> [WRITTEN REQUEST]
Identify the lines bearing the string "chart" and gather them.

> [DATA FOR THE TASK]
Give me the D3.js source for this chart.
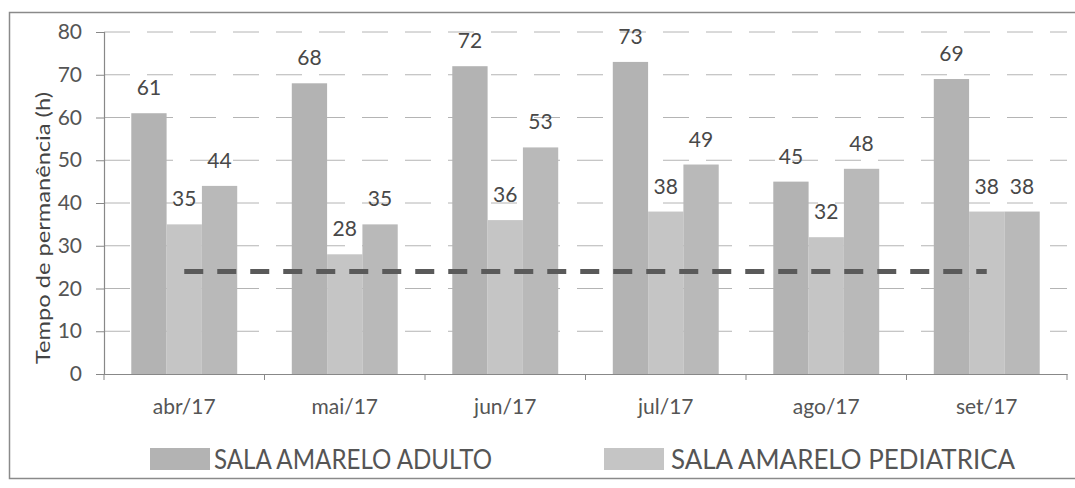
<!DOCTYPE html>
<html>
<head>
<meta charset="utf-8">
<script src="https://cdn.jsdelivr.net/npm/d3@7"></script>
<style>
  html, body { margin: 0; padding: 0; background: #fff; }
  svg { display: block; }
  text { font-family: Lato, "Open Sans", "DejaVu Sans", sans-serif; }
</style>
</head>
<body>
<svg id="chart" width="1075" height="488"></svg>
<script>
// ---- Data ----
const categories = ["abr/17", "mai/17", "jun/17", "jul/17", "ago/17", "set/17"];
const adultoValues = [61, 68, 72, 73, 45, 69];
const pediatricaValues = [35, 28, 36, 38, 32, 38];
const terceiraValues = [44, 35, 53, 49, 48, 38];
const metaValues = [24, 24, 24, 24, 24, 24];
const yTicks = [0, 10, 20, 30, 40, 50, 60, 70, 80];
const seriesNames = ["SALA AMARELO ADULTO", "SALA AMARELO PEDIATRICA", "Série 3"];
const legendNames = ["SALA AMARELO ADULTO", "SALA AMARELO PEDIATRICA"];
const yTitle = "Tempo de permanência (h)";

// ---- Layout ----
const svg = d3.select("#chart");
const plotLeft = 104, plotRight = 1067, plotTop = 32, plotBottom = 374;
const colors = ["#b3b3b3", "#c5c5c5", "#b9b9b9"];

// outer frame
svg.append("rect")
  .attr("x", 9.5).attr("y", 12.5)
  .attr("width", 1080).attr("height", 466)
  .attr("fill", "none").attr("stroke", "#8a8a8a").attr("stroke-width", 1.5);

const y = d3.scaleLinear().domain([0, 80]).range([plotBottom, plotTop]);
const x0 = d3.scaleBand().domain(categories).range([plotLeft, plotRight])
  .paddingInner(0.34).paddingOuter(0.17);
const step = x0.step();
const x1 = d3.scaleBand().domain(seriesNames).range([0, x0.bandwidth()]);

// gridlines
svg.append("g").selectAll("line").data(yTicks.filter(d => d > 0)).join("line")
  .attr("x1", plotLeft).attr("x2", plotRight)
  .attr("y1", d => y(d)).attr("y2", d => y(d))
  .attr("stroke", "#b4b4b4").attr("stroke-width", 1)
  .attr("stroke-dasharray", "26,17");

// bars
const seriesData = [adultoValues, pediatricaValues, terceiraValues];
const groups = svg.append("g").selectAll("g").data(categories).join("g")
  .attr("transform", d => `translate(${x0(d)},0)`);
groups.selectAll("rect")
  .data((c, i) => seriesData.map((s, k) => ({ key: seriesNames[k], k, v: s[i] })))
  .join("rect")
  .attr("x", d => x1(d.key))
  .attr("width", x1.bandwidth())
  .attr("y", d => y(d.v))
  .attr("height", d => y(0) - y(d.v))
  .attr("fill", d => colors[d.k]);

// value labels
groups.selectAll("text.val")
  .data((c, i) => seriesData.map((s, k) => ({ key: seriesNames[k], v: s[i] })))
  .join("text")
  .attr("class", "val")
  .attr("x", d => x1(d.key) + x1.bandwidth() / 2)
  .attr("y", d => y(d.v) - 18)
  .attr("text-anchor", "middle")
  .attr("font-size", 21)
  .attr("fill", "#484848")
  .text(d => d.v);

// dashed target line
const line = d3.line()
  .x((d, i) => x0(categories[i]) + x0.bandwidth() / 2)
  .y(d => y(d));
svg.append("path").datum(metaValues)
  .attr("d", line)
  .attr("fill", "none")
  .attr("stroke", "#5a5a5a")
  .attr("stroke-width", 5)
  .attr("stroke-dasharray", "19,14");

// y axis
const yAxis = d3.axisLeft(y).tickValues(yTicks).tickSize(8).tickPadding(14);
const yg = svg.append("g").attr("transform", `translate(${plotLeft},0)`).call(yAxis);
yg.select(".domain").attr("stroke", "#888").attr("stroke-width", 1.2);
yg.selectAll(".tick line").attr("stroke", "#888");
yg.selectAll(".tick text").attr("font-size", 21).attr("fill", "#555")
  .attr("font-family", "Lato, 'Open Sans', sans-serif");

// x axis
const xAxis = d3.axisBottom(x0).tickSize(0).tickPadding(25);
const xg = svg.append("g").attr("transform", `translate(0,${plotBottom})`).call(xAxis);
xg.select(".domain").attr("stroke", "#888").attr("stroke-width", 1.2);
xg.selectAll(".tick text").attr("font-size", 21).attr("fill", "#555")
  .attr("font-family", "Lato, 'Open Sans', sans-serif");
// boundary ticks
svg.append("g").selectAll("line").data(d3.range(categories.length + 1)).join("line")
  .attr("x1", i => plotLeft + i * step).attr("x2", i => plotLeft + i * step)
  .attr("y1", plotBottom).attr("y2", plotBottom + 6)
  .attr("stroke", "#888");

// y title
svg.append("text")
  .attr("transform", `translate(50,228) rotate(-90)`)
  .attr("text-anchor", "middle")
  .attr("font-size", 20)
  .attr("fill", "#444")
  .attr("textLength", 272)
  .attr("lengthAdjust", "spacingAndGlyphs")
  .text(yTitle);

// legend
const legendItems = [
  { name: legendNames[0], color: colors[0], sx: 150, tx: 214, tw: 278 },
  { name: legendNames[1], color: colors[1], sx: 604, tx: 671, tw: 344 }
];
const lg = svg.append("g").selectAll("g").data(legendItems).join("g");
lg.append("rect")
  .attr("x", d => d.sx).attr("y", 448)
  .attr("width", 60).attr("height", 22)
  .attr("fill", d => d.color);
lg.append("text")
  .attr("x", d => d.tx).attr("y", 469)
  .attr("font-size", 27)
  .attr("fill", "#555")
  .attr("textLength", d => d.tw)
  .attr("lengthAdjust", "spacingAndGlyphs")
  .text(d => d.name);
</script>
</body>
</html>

--

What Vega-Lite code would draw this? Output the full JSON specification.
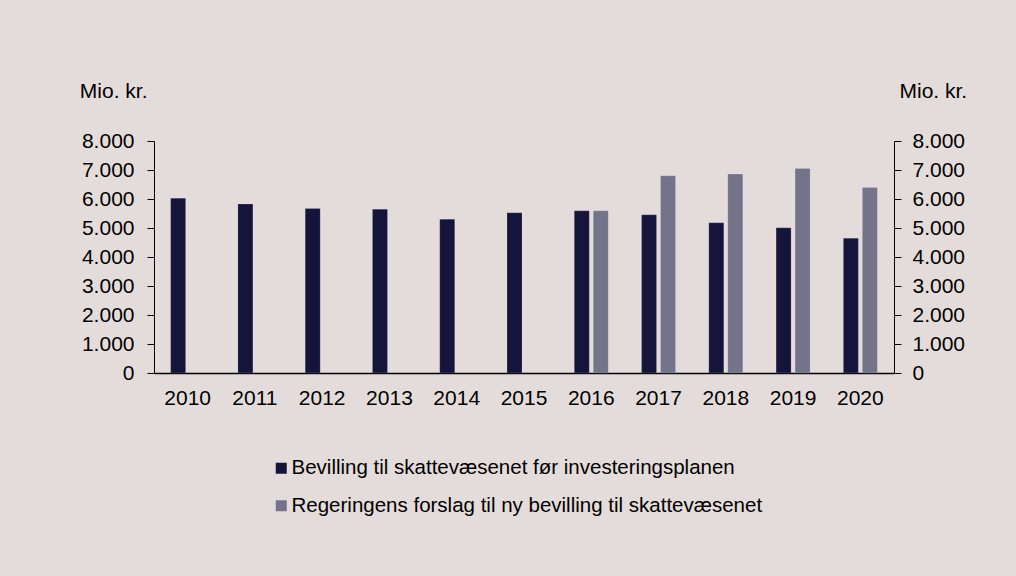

==

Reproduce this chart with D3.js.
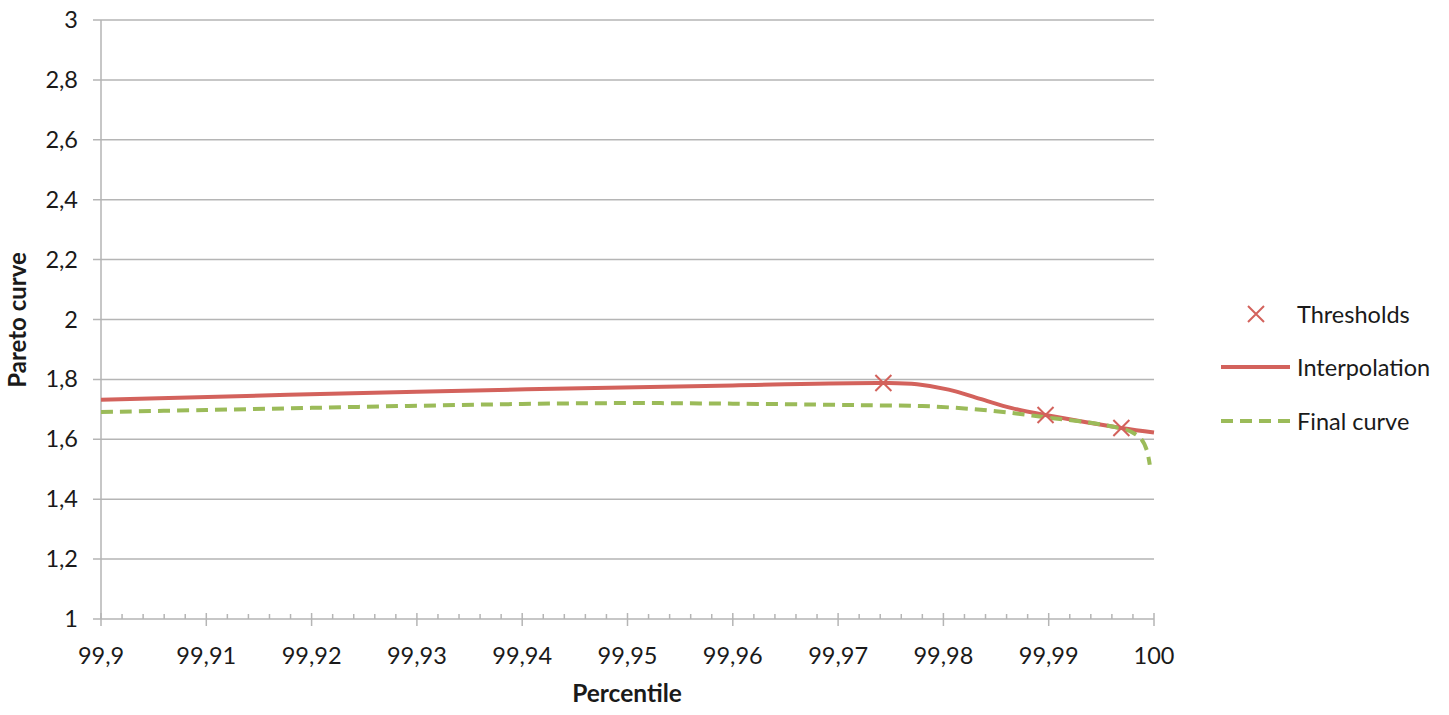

> [FINAL RESULT]
Give me the D3.js source for this chart.
<svg id="chart" width="1075" height="488"></svg>
const svg = d3.select("#chart");
Reproduce this chart with D3.js.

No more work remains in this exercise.